By Ellis Mnyandu

The Lowe's results served as a crucial spur for investors looking for fresh catalysts to sustain the market's recovery from the 12-year lows of early March.

Positive broker comments on such stocks as Bank of America Corp , along with a 2 percent gain in oil prices, were also poised to underpin the stock market.

Shares of Lowe's rose more than 9 percent to $20.15 before the bell, and that optimism spilled over into shares of leading rival Home Depot Inc , a day before it was due to post its own quarterly scorecard.

Lowe's posted profits that topped analysts' estimates and raised its full-year outlook, a sharp contrast to last week's disappointing April retail sales data that helped spark a brief halt to the market's advance.

Lowe's "is a great one to have good news on. It is a retailer and it speaks to consumer spending, but it is also very directly tied to real estate," said Arthur Hogan, market analyst at Jefferies & Co in Boston.

"You've got a platform to get excited about, something we can build on when we get Home Depot results."

S&P 500 futures rose 6.30 points and were above fair value, a formula that evaluates pricing by taking into account interest rates, dividends and time to expiration on the contract.

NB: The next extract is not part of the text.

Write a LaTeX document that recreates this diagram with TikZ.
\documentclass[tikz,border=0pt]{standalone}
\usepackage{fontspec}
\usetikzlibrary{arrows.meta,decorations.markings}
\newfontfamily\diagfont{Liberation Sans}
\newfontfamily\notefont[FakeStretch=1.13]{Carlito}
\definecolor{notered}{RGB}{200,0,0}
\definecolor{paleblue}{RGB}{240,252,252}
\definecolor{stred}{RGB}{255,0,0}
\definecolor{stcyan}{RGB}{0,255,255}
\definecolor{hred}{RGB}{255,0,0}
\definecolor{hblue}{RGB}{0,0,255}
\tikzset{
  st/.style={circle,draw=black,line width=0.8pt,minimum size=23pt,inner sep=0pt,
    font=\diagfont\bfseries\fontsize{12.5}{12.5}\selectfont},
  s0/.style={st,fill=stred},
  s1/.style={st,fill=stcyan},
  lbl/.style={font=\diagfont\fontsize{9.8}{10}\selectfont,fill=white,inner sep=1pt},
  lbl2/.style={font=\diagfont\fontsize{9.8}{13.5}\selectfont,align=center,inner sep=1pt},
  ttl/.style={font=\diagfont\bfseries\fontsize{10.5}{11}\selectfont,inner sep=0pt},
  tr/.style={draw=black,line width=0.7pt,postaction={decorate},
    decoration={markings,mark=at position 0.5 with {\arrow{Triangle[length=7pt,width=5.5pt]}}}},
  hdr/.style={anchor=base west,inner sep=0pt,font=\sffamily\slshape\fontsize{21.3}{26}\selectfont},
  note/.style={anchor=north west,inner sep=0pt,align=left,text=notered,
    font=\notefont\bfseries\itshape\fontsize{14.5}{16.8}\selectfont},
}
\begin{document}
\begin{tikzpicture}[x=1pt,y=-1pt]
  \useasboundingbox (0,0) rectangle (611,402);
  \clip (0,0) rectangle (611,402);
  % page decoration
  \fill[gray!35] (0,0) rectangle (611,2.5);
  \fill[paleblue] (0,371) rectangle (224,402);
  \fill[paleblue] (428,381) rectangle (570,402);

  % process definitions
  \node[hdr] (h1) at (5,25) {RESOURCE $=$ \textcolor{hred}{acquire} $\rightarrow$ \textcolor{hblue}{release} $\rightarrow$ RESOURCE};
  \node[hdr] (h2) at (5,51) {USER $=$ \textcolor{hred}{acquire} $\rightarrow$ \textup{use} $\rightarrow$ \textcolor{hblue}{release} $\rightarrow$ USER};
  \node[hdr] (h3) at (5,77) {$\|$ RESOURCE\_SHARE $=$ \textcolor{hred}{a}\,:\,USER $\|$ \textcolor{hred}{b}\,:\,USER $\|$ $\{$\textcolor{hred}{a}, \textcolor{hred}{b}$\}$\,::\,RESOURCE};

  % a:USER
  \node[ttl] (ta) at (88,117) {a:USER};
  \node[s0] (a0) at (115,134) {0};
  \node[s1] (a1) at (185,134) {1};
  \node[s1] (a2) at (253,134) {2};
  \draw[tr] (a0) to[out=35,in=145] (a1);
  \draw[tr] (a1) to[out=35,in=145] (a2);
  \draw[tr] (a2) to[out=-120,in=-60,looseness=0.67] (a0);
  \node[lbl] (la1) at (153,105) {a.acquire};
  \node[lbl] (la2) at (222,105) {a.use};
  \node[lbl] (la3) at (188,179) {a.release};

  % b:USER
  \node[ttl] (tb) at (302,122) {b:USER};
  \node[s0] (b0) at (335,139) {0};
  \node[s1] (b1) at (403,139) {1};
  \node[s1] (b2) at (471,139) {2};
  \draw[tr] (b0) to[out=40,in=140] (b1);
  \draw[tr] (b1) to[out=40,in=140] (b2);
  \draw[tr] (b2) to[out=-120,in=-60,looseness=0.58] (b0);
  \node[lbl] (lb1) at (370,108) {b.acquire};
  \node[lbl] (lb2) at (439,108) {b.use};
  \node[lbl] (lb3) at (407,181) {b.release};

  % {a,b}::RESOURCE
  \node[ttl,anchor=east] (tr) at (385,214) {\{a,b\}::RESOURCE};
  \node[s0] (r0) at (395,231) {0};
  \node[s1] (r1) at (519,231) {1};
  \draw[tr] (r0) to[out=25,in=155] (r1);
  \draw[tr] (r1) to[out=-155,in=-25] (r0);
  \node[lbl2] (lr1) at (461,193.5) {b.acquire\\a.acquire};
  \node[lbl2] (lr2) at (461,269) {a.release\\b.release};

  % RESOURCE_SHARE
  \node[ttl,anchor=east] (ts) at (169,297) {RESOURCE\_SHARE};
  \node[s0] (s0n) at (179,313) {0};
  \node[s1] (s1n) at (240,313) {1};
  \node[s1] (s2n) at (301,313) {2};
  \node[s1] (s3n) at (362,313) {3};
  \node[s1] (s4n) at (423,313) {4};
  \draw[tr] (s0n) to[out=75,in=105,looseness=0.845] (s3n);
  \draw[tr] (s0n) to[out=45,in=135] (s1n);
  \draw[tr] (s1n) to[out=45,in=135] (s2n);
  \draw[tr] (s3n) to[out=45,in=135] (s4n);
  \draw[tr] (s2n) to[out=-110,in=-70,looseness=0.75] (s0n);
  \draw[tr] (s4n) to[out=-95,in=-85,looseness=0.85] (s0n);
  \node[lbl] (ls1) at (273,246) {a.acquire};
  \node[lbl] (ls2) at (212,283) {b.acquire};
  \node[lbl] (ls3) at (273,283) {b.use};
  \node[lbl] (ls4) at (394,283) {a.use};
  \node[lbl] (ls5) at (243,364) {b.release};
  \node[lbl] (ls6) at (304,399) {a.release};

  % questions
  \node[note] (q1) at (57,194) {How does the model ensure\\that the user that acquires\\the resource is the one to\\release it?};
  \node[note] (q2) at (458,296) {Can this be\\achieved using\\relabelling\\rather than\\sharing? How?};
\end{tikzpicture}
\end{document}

Dow Jones Industrial Average futures climbed 56 points, while Nasdaq 100 futures shot up 11.75 points.

Shares of Home Depot, a Dow component, climbed nearly 4 percent to $25.30.

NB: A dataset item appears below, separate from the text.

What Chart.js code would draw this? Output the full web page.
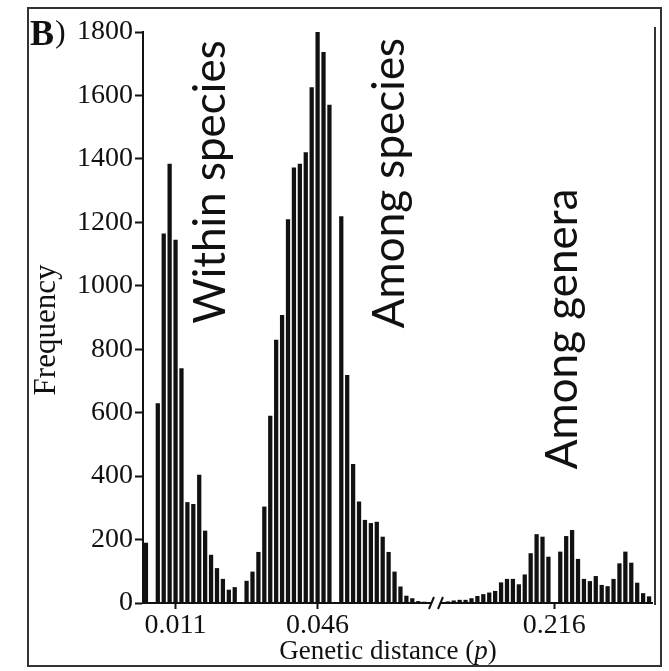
<!DOCTYPE html>
<html>
<head>
<meta charset="utf-8">
<script src="https://cdn.jsdelivr.net/npm/chart.js@4.4.1/dist/chart.umd.min.js"></script>
<style>
  html, body { margin: 0; padding: 0; background: #fff; }
  #wrap { position: relative; width: 669px; height: 671px; }
</style>
</head>
<body>
<div id="wrap"><canvas id="c" width="669" height="671"></canvas></div>
<script>
// ---- data ----
const frequencies = [
  190, 0, 630, 1165, 1385, 1145, 740, 318, 312, 404,
  228, 152, 110, 76, 42, 50, 0, 70, 99, 161,
  304, 590, 830, 908, 1210, 1373, 1385, 1421, 1626, 1800,
  1737, 1571, 0, 1219, 719, 438, 320, 262, 252, 256,
  209, 161, 99, 52, 23, 15, 6, 4, 3, 0,
  0, 5, 8, 10, 10, 15, 22, 28, 33, 38,
  65, 76, 76, 59, 90, 157, 217, 209, 146, 0,
  162, 211, 230, 139, 76, 69, 85, 57, 53, 76,
  125, 162, 127, 64, 31, 21
];
const tickLabelText = ["0.011", "0.046", "0.216"];
const tickLabelIndex = [5, 29, 69];
const breakIndex = 49;
const yTicks = [0, 200, 400, 600, 800, 1000, 1200, 1400, 1600, 1800];
const groupNames = ["Within species", "Among species", "Among genera"];
const groupIndex = [11, 41.2, 70.4];
const groupValue = [1327, 1324, 864];

const categories = frequencies.map((_, i) => {
  const k = tickLabelIndex.indexOf(i);
  return k >= 0 ? tickLabelText[k] : "";
});

const SERIF = "'Liberation Serif', 'Times New Roman', serif";
const SANS = "Lato, 'Liberation Sans', sans-serif";

const decor = {
  id: 'decor',
  afterDraw(chart) {
    const ctx = chart.ctx;
    const xs = chart.scales.x, ys = chart.scales.y;
    const area = chart.chartArea;
    ctx.save();
    // outer frame
    ctx.strokeStyle = '#333';
    ctx.lineWidth = 2;
    ctx.strokeRect(28, 8, 633, 658);
    // right plot border
    ctx.beginPath();
    ctx.moveTo(area.right + 3, area.top - 5);
    ctx.lineTo(area.right + 3, area.bottom + 2);
    ctx.stroke();
    // axis break
    const bx = xs.getPixelForValue(breakIndex);
    const by = area.bottom;
    ctx.fillStyle = '#fff';
    ctx.fillRect(bx - 4, by - 2, 8, 6);
    ctx.strokeStyle = '#111';
    ctx.lineWidth = 2;
    ctx.beginPath();
    ctx.moveTo(bx - 7, by + 6); ctx.lineTo(bx - 2, by - 6);
    ctx.moveTo(bx + 2, by + 6); ctx.lineTo(bx + 7, by - 6);
    ctx.stroke();
    // panel letter
    ctx.fillStyle = '#111';
    ctx.textAlign = 'left';
    ctx.textBaseline = 'alphabetic';
    ctx.font = "bold 36px " + SERIF;
    ctx.fillText("B", 30, 45);
    const wb = ctx.measureText("B").width;
    ctx.font = "32px " + SERIF;
    ctx.fillText(")", 30 + wb + 1, 42);
    // y title
    ctx.save();
    ctx.translate(47, 330);
    ctx.rotate(-Math.PI / 2);
    ctx.textAlign = 'center';
    ctx.textBaseline = 'middle';
    ctx.font = "31px " + SERIF;
    ctx.fillText("Frequency", 0, 0);
    ctx.restore();
    // x title with italic p
    const a = "Genetic distance (";
    ctx.font = "27px " + SERIF; const wa = ctx.measureText(a).width;
    ctx.font = "italic 27px " + SERIF; const wp = ctx.measureText("p").width;
    ctx.font = "27px " + SERIF; const wc = ctx.measureText(")").width;
    const total = wa + wp + wc;
    let tx = 388 - total / 2;
    const ty = 659;
    ctx.textAlign = 'left';
    ctx.font = "27px " + SERIF; ctx.fillText(a, tx, ty); tx += wa;
    ctx.font = "italic 27px " + SERIF; ctx.fillText("p", tx, ty); tx += wp;
    ctx.font = "27px " + SERIF; ctx.fillText(")", tx, ty);
    // group annotations
    ctx.font = "44px " + SANS;
    ctx.textAlign = 'center';
    ctx.textBaseline = 'middle';
    groupNames.forEach((name, i) => {
      const px = xs.getPixelForValue(groupIndex[i]);
      const py = ys.getPixelForValue(groupValue[i]);
      ctx.save();
      ctx.translate(px, py);
      ctx.rotate(-Math.PI / 2);
      ctx.fillText(name, 0, 0);
      ctx.restore();
    });
    ctx.restore();
  }
};

new Chart(document.getElementById('c'), {
  type: 'bar',
  data: {
    labels: categories,
    datasets: [{
      data: frequencies,
      backgroundColor: '#111',
      borderWidth: 0,
      barPercentage: 0.72,
      categoryPercentage: 1.0
    }]
  },
  options: {
    responsive: false,
    animation: false,
    events: [],
    layout: { padding: { left: 0, right: 17, top: 32, bottom: 0 } },
    plugins: { legend: { display: false }, tooltip: { enabled: false } },
    scales: {
      x: {
        grid: {
          offset: false,
          drawOnChartArea: false,
          drawTicks: true,
          tickLength: 6,
          tickWidth: 2,
          color: (c) => (c.tick && c.tick.label !== "" && c.tick.label !== undefined) ? '#111' : 'rgba(0,0,0,0)'
        },
        border: { display: true, color: '#111', width: 2 },
        ticks: {
          autoSkip: false,
          maxRotation: 0,
          minRotation: 0,
          padding: 0,
          color: '#111',
          font: { family: SERIF, size: 28 }
        },
        afterFit(s) { s.height = 68; }
      },
      y: {
        min: 0,
        max: 1800,
        afterBuildTicks(s) { s.ticks = yTicks.map(v => ({ value: v })); },
        grid: {
          drawOnChartArea: false,
          drawTicks: true,
          tickLength: 8,
          tickWidth: 2,
          color: '#111'
        },
        border: { display: true, color: '#111', width: 2 },
        ticks: {
          padding: 2,
          color: '#111',
          font: { family: SERIF, size: 28 },
          callback: (v) => String(v)
        },
        afterFit(s) { s.width = 143; }
      }
    }
  },
  plugins: [decor]
});
</script>
</body>
</html>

In broker research news, Goldman Sachs raised its recommendation on Bank of America to "buy." Separately, Citigroup said it now projects Bank of America posting a second-quarter profit instead of a loss.

Shares of Bank of America rose more than 7 percent to $11.49 before the bell.

ConocoPhillips climbed 1.1 percent to $44.43 as U.S. front-month crude rose 2.4 percent to $57.67 a barrel in electronic trade.

On Friday, the benchmark S&P 500 <.SPX> closed out its worst week in two months as some high-flying sectors, including financials, succumbed to profit-taking and investors rotated into defensive sectors like healthcare.

The S&P 500 recently peaked from the 12-year low of March 9, jumping 37.4 percent on May 8, but at Friday's close the index had given up some ground to end up 30.5 percent from its significant low.